O’Sullivan (2006) and Critical GIS

O’Sullivan (2006) begins by highlighting the divide between social theory and GIS that critical GIS attempts to bridge. This article provides a brief overview of the field of critical GIS with respect to the topics such as feminist GIS, PPGIS, privacy, and ethics. In my opinion, this article did an excellent job of exemplifying the many ways that one can still “do” GIS while being socially aware and critical of the ways that this technology is used. This article, and I suppose the entire subdomain of critical GIS, makes it clear that GIS is not neutral and objective, but rather has many important implications for the individuals and communities that it impacts.

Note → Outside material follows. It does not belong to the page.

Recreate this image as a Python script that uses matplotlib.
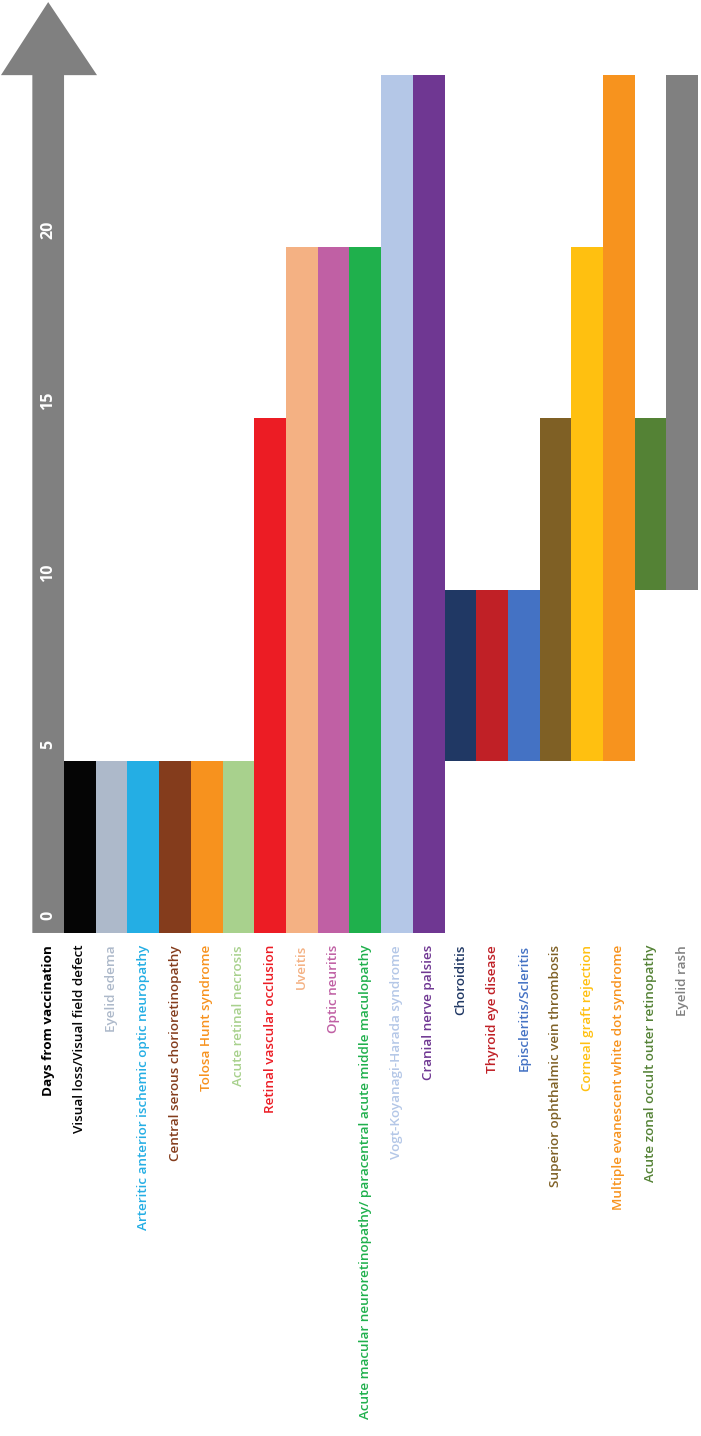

I was most fascinated in reading O’Sullivan’s overview of the “gendering of GIS” and how GIS has been adopted by feminist geographers to resist the “antagonistic dualisms” that are present in many GIScientific debates. In my personal experiences with GIS, I very easily find myself subscribing to a masculinist and positivistic view of geographic entities. I am often guilty of restricting my analysis to objective and knowable spatial characteristics which are devoid of more nuanced considerations for localized differentiation. I think that this top-down approach is how many students are introduced to GIS, which may be troubling for future developments in critical GIS. While this approach may fit well within existing scientific frameworks and allow for replicable research, it risks losing touch with reality as we experience it and may exclude certain other knowledge frameworks. In this sense, I believe that many of the issues raised by critical GIS can be applied to all of science and technology.